E pronto, esta demanda de anos para vender os bens que o benemérito Pedro Gomes da Silva havia deixado ao Município, chegava assim ao fim. Contudo, há neste texto uma passagem que coloca algumas interrogações, quando D. Amélia Melo refere que quer ficar com a parte da mata que tem as «nascentes e caixa de divisão de aguas que seu pae, o senhor Alfredo da Silva ali possue em comum com outros individuos». Sabendo nós que a hasta pública anterior, onde as mesmas propriedades foram arrematadas por Alfredo da Silva, tinha sido considerada nula, está bom de ver que este grande industrial possuía outras propriedades, ou propriedade próxima daquela zona e que se servia das águas que ali nascem. E, de facto, Alfredo da Silva tinha morada de veraneio na chamada «Casa Italiana», propriedade que havia sido desanexada da Quinta do Saldanha em 1930 e que, dada a proximidade, deveria receber as águas da dita mata.

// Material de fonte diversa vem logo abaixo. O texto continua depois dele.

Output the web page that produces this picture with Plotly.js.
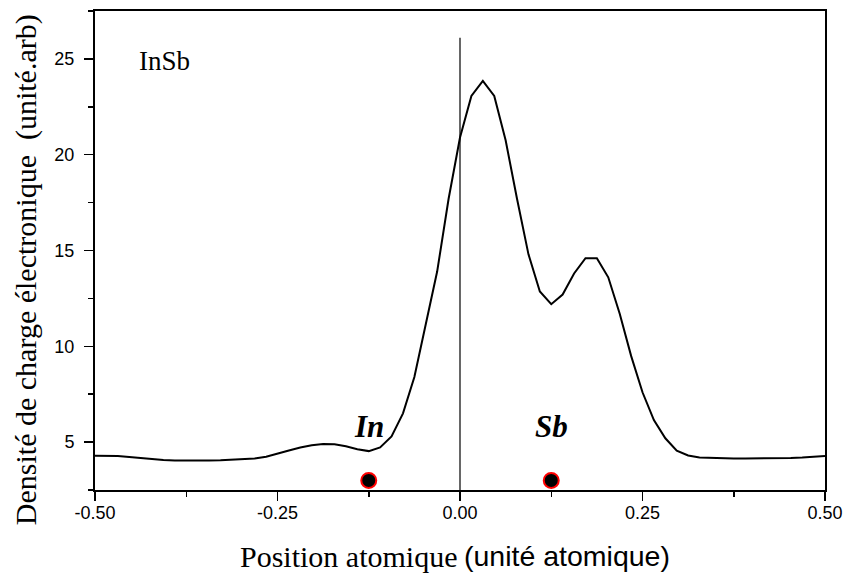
<!DOCTYPE html>
<html>
<head>
<meta charset="utf-8">
<script src="https://cdn.plot.ly/plotly-3.0.1.min.js"></script>
<style>html,body{margin:0;padding:0;background:#fff;}#chart{width:845px;height:574px;}</style>
</head>
<body>
<div id="chart"></div>
<script>
// Position atomique (unité atomique)
const positions = [
  -0.5, -0.4844, -0.4688, -0.4531, -0.4375, -0.4219, -0.4063, -0.3906,
  -0.375, -0.3594, -0.3438, -0.3281, -0.3125, -0.2969, -0.2813, -0.2656,
  -0.25, -0.2344, -0.2188, -0.2031, -0.1875, -0.1719, -0.1563, -0.1406,
  -0.125, -0.1094, -0.0938, -0.0781, -0.0625, -0.0469, -0.0313, -0.0156,
  0, 0.0156, 0.0313, 0.0469, 0.0625, 0.0781, 0.0938, 0.1094,
  0.125, 0.1406, 0.1563, 0.1719, 0.1875, 0.2031, 0.2188, 0.2344,
  0.25, 0.2656, 0.2813, 0.2969, 0.3125, 0.3281, 0.3438, 0.3594,
  0.375, 0.3906, 0.4063, 0.4219, 0.4375, 0.4531, 0.4688, 0.4844, 0.5
];
// Densité de charge électronique (unité.arb)
const density = [
  4.29, 4.29, 4.27, 4.22, 4.16, 4.11, 4.07, 4.04,
  4.03, 4.03, 4.04, 4.05, 4.07, 4.09, 4.14, 4.24,
  4.38, 4.56, 4.72, 4.84, 4.90, 4.89, 4.78, 4.63,
  4.53, 4.72, 5.30, 6.50, 8.40, 11.10, 13.90, 17.70,
  20.90, 23.07, 23.85, 23.07, 20.75, 17.70, 14.80, 12.86,
  12.20, 12.70, 13.80, 14.60, 14.60, 13.60, 11.70, 9.50,
  7.60, 6.15, 5.20, 4.55, 4.30, 4.20, 4.17, 4.16,
  4.15, 4.15, 4.15, 4.15, 4.16, 4.17, 4.19, 4.22, 4.27
];
// Atoms
const atomNames = ['In', 'Sb'];
const atomX = [-0.125, 0.125];
const atomY = [3.0, 3.0];
const atomLabelY = [5.8, 5.8];
// Reference line at x = 0
const refLineX = [0, 0];
const refLineY = [2.5, 26.1];
// Axes
const xTickVals = [-0.5, -0.25, 0, 0.25, 0.5];
const xTickText = ['-0.50', '-0.25', '0.00', '0.25', '0.50'];
const yTickVals = [5, 10, 15, 20, 25];
const yTickText = ['5', '10', '15', '20', '25'];

const serif = 'Liberation Serif, Times New Roman, serif';
const sans = 'Liberation Sans, Arial, sans-serif';

const traces = [
  {x: refLineX, y: refLineY, mode: 'lines', line: {color: '#000', width: 1.2}, hoverinfo: 'skip'},
  {x: positions, y: density, mode: 'lines', line: {color: '#000', width: 2}},
  {x: atomX, y: atomY, mode: 'markers', marker: {color: '#000', size: 15, line: {color: '#ff0000', width: 2}}}
];

const annotations = [
  {x: -0.405, y: 24.9, xref: 'x', yref: 'y', text: 'InSb', showarrow: false,
   font: {family: serif, size: 27, color: '#000'}},
  {x: -0.0945, y: 0.459, xref: 'paper', yref: 'paper', textangle: -90,
   text: 'Densité de charge électronique\u00a0\u00a0(unité.arb)', showarrow: false,
   font: {family: serif, size: 30, color: '#000'}, xanchor: 'center', yanchor: 'middle'},
  {x: 0.5, y: -0.138, xref: 'paper', yref: 'paper', text: 'Position atomique',
   showarrow: false, font: {family: serif, size: 30, color: '#000'}, xanchor: 'right', yanchor: 'middle'},
  {x: 0.5027, y: -0.138, xref: 'paper', yref: 'paper', text: '(unité atomique)',
   showarrow: false, font: {family: sans, size: 28.5, color: '#000'}, xanchor: 'left', yanchor: 'middle'}
];
atomNames.forEach((n, i) => {
  annotations.push({x: atomX[i], y: atomLabelY[i], xref: 'x', yref: 'y', text: '<b><i>' + n + '</i></b>',
    showarrow: false, font: {family: serif, size: 31, color: '#000'}});
});

const layout = {
  width: 845, height: 574,
  margin: {l: 95, r: 20, t: 11, b: 84, pad: 0},
  paper_bgcolor: '#fff', plot_bgcolor: '#fff',
  showlegend: false,
  xaxis: {
    range: [-0.5, 0.5], tickvals: xTickVals, ticktext: xTickText,
    ticks: 'outside', ticklen: 9, tickwidth: 1.5, tickcolor: '#000',
    minor: {dtick: 0.125, tick0: 0, ticks: 'outside', ticklen: 5, tickwidth: 1.5, tickcolor: '#000'},
    showline: true, linewidth: 2, linecolor: '#000', mirror: true,
    showgrid: false, zeroline: false,
    tickfont: {family: sans, size: 18, color: '#000'}, ticklabelstandoff: -4
  },
  yaxis: {
    range: [2.5, 27.5], tickvals: yTickVals, ticktext: yTickText,
    ticks: 'outside', ticklen: 9, tickwidth: 1.5, tickcolor: '#000',
    minor: {dtick: 2.5, tick0: 0, ticks: 'outside', ticklen: 5, tickwidth: 1.5, tickcolor: '#000'},
    showline: true, linewidth: 2, linecolor: '#000', mirror: true,
    showgrid: false, zeroline: false,
    tickfont: {family: sans, size: 18, color: '#000'}, ticklabelstandoff: 6
  },
  annotations: annotations
};

Plotly.newPlot('chart', traces, layout, {displayModeBar: false, staticPlot: true});
</script>
</body>
</html>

Os recentes acontecimentos, dando conta da intenção de venda por parte da família Melo e do exercício de preferência, por parte da Câmara Municipal de Sintra, na sua aquisição, é uma reposição da própria História do local: uma propriedade legada em testamento por um homem-bom e de altos valores democráticos a bem do Município que, em tempos exacerbados dos inícios do Estado Novo, se desfez dela a todo o custo. Fazer retornar o Mont Fleuri ao património municipal parece-nos, caso aconteça, a reparação de um erro do passado.
O que também ficou para os nossos dias é aquela «mata», na sua maior parte em posse da Câmara, e que se transformou no ameno e delicioso Parque das Merendas, ainda hoje lugar frondoso e ameno da paisagem de Sintra.